In late Novemeber 1997, I was in Matts' wonderful pub in Westport. "Music seven nights a week and no food." He considers it heresy for a landlord to sell anything other than liquid. After a Lunasa gig, a small party ajourned to a private room and gentle conversation and singing became the order of the night. I knew I might make a story out of the experience one day, so I sat back, perched on a stool in a dark corner, I tried to be inconspicuous, taking time to savour the ghosts of the place before drink would distort any images I might make.
Waking me from this semi-poetic indulgence, I got a small tap on my shoulder, it was Michael McGoldrick. He said quietly " Wasn't the gig brilliant? " "Yes" I said "the band were very good, really together, they had a great sound, the music moved along", I'd been impressed. "No, not us, Matt Molloy, playing with us, being on stage with him, I was so nervous, he was brillaint, he's the main man." So locked in conversation, Michael told me about how his father played hours of Paddy Canny and Matt Molloy records to him as a child in Manchester. He began to understand about the flute from a very young age, he could hear the music, he was learning to listen. We talked about being fathers ourselves, how we wanted our own sons to have the music, not just as a gift or a chore, but as a joy. Michael told me how he plays slow airs to his young son Rory, to lull him to sleep. The boy is being trained as a listener, he's every chance of having the music. Then Mike said something very sentimental, "I wish my dad could be here now, to see this." He wasn't refering to his sell out gig, or his recent trappings of fame, but this dark back room , a small Mayo pub, with the hush fallen for a singer. And boy what a singer, so much music in his voice, trills, grace notes, perfect pitch, he was singing amusing songs, nothing maudling, natural and impish, it wasn't contrived paddy whackery. But here was a link, perhaps a fragile and tenous one at that, to the hidden Ireland of the imagination. In that small instant everything you read from Bord Failte was true, a knockout blow, we were in a direct collision with a myth made real and the feeling was good.
The singer ended his song, there was no applause, this wasn't a performance, clapping would have been crass. Murmours of approval, minor shouts caught in the backs of throats, "good man" "lovely singing" and the simple coughed "ah that's great". At this level of intimacy, the music is shared between us all, the singer gave us the song but we gave an ear. Back to the art of listening again.
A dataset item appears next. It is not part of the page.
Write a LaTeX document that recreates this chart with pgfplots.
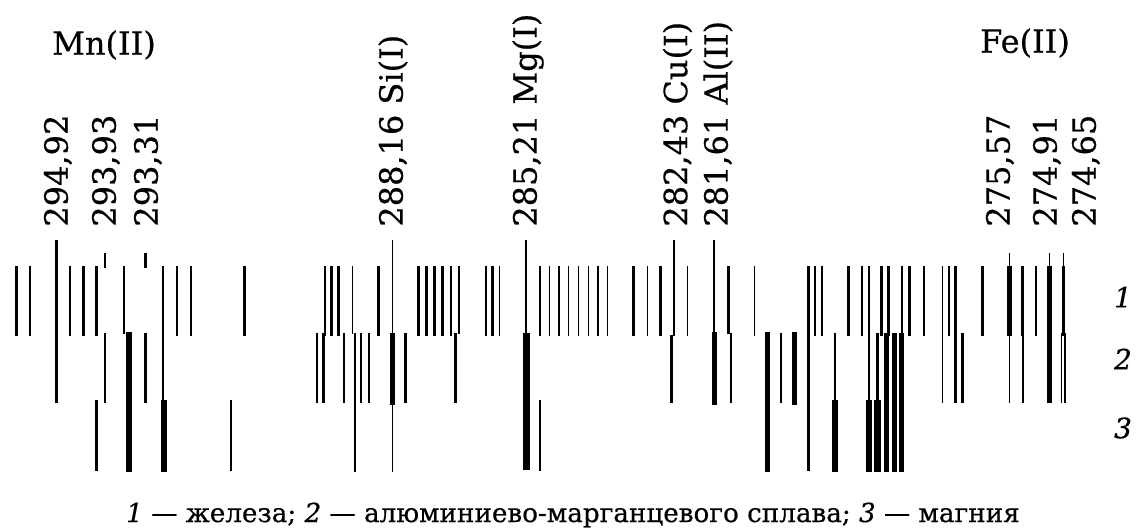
\documentclass[border=0pt]{standalone}
\usepackage{fontspec}
\setmainfont{DejaVu Serif}[FakeBold=0.5]
\usepackage{pgfplots}
\pgfplotsset{compat=1.18}
\begin{document}
\begin{tikzpicture}
\begin{axis}[width=568.5pt,height=263.5pt,scale only axis,hide axis,clip=false,
  xmin=0,xmax=1137,ymin=0,ymax=527,y dir=reverse,unbounded coords=jump]
\path (rel axis cs:0,0) rectangle (rel axis cs:1,1);
% thin lines
\addplot[black,line width=0.8pt] coordinates {
(30,266)(30,336)(30,nan)
(70,266)(70,336)(70,nan)
(177,266)(177,336)(177,nan)
(325,266)(325,336)(325,nan)
(352.3,266)(352.3,334)(352.3,nan)
(392.3,240)(392.3,472)(392.3,nan)
(499.3,266)(499.3,336)(499.3,nan)
(540,266)(540,336)(540,nan)
(540,400)(540,471)(540,nan)
(549.3,266)(549.3,336)(549.3,nan)
(559,266)(559,336)(559,nan)
(568.3,266)(568.3,336)(568.3,nan)
(578.3,266)(578.3,336)(578.3,nan)
(588.3,266)(588.3,336)(588.3,nan)
(597.7,266)(597.7,336)(597.7,nan)
(607.3,266)(607.3,336)(607.3,nan)
(647.3,266)(647.3,336)(647.3,nan)
(687.3,266)(687.3,336)(687.3,nan)
(714,240)(714,333)(714,nan)
(754.3,266)(754.3,336)(754.3,nan)
(821.7,266)(821.7,336)(821.7,nan)
(835,333)(835,400)(835,nan)
(861.7,266)(861.7,336)(861.7,nan)
(901.7,266)(901.7,336)(901.7,nan)
(942.3,266)(942.3,403)(942.3,nan)
(1009.3,253)(1009.3,266)(1009.3,nan)
(1009.3,336)(1009.3,403)(1009.3,nan)
(1022.7,336)(1022.7,403)(1022.7,nan)
(1049.3,253)(1049.3,266)(1049.3,nan)
(1063.3,253)(1063.3,266)(1063.3,nan)
(1061.6,333)(1061.6,403)(1061.6,nan)
(1065.2,333)(1065.2,403)(1065.2,nan)
(316.7,333)(316.7,403)(316.7,nan)
(344,333)(344,403)(344,nan)
};
% medium lines
\addplot[black,line width=1.4pt] coordinates {
(16.7,266)(16.7,336)(16.7,nan)
(56.7,240)(56.7,403)(56.7,nan)
(83.3,266)(83.3,336)(83.3,nan)
(96.7,266)(96.7,336)(96.7,nan)
(96.7,400)(96.7,471)(96.7,nan)
(105,253)(105,268)(105,nan)
(105,333)(105,403)(105,nan)
(124,266)(124,334)(124,nan)
(145.7,253)(145.7,268)(145.7,nan)
(145.7,333)(145.7,403)(145.7,nan)
(163,266)(163,400)(163,nan)
(191,266)(191,336)(191,nan)
(231,400)(231,471)(231,nan)
(244.3,266)(244.3,336)(244.3,nan)
(323.3,333)(323.3,403)(323.3,nan)
(331.7,266)(331.7,336)(331.7,nan)
(338.3,266)(338.3,336)(338.3,nan)
(355,333)(355,472)(355,nan)
(361,333)(361,403)(361,nan)
(369,333)(369,403)(369,nan)
(378.3,266)(378.3,336)(378.3,nan)
(405.7,333)(405.7,403)(405.7,nan)
(418.3,266)(418.3,336)(418.3,nan)
(426.7,266)(426.7,336)(426.7,nan)
(434.3,266)(434.3,336)(434.3,nan)
(442.7,266)(442.7,336)(442.7,nan)
(451,266)(451,336)(451,nan)
(459,266)(459,334)(459,nan)
(455.7,333)(455.7,403)(455.7,nan)
(486,266)(486,336)(486,nan)
(492.3,266)(492.3,336)(492.3,nan)
(526,240)(526,334)(526,nan)
(633.3,266)(633.3,336)(633.3,nan)
(660.7,266)(660.7,336)(660.7,nan)
(674,240)(674,336)(674,nan)
(671.7,335)(671.7,403)(671.7,nan)
(728.3,266)(728.3,334)(728.3,nan)
(731,333)(731,403)(731,nan)
(781,333)(781,403)(781,nan)
(808.3,266)(808.3,471)(808.3,nan)
(815,266)(815,336)(815,nan)
(848.3,266)(848.3,336)(848.3,nan)
(869,266)(869,400)(869,nan)
(877.3,333)(877.3,400)(877.3,nan)
(881.7,266)(881.7,336)(881.7,nan)
(888.3,266)(888.3,336)(888.3,nan)
(909.3,266)(909.3,336)(909.3,nan)
(924,266)(924,336)(924,nan)
(949,266)(949,336)(949,nan)
(955.7,266)(955.7,403)(955.7,nan)
(962.3,333)(962.3,403)(962.3,nan)
(982.7,266)(982.7,336)(982.7,nan)
(1022.7,266)(1022.7,336)(1022.7,nan)
(1036,266)(1036,336)(1036,nan)
(1063.3,266)(1063.3,336)(1063.3,nan)
};
% thick lines
\addplot[black,line width=2.6pt] coordinates {
(392.3,333)(392.3,405)(392.3,nan)
(714.2,332)(714.2,405)(714.2,nan)
(767.7,332)(767.7,472)(767.7,nan)
(794.3,332)(794.3,405)(794.3,nan)
(835,400)(835,472)(835,nan)
(886.3,333)(886.3,472)(886.3,nan)
(894.3,333)(894.3,472)(894.3,nan)
(901.7,333)(901.7,472)(901.7,nan)
(1009.3,266)(1009.3,336)(1009.3,nan)
(1049.3,266)(1049.3,403)(1049.3,nan)
};
% extra thick lines
\addplot[black,line width=3.4pt] coordinates {
(129,332)(129,472)(129,nan)
(164,400)(164,472)(164,nan)
(526.3,333)(526.3,470)(526.3,nan)
(869,400)(869,472)(869,nan)
(877.3,400)(877.3,472)(877.3,nan)
};
\begin{scope}[every node/.style={inner sep=0pt,font=\fontsize{16}{18}\selectfont}]
\node[rotate=90,anchor=west] at (axis cs:58,227) {294,92};
\node[rotate=90,anchor=west] at (axis cs:106,227) {293,93};
\node[rotate=90,anchor=west] at (axis cs:148,227) {293,31};
\node[rotate=90,anchor=west] at (axis cs:393,227) {288,16 Si(I)};
\node[rotate=90,anchor=west] at (axis cs:528,227) {285,21 Mg(I)};
\node[rotate=90,anchor=west] at (axis cs:677.5,227) {282,43 Cu(I)};
\node[rotate=90,anchor=west] at (axis cs:718,227) {281,61 Al(II)};
\node[rotate=90,anchor=west] at (axis cs:1000,227) {275,57};
\node[rotate=90,anchor=west] at (axis cs:1047,227) {274,91};
\node[rotate=90,anchor=west] at (axis cs:1086,227) {274,65};
\node at (axis cs:104,45) {Mn(II)};
\node at (axis cs:1025,43) {Fe(II)};
\end{scope}
\begin{scope}[every node/.style={inner sep=0pt,font=\fontsize{14}{16}\selectfont\itshape}]
\node at (axis cs:1123,297) {1};
\node at (axis cs:1123,359) {2};
\node at (axis cs:1123,428) {3};
\end{scope}
\node[inner sep=0pt,anchor=base,font=\fontsize{13.1}{15}\selectfont] at (axis cs:573,522)
  {\textit{1} — железа; \textit{2} — алюминиево-марганцевого сплава; \textit{3} — магния};
\end{axis}
\end{tikzpicture}
\end{document}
The words "to have the music" came back to me, I'd heard this phrase a number of times before. Players in a session would say "do you have the Star of Munster, The Copperplate, the Repeal of the Union, do you have any polkas?" Now in a similar session amongst English musicians they might use the phrase "do you know Lads a Bunchum" or "do you know Monks March". Having a tune is a powerful idea, it means more than just knowing the tune. I know a few bars of Mozart, I can recognise them as I wander around Dunnes stores on a Saturday, but I don't have enough of them to sit at a piano and ratlle off Eine Kliene Nacht Musik in its full plumage. I know a number of Irish tunes, after a bit of listening in a session, I can do a bad job of busking them, picking out a poster paint version. Many won't stay in my head, in that sense I don't have the tunes. To have something you've either got to want it so badly that you'll settle for nothing else, or be given so much, there's no escaping the consequences.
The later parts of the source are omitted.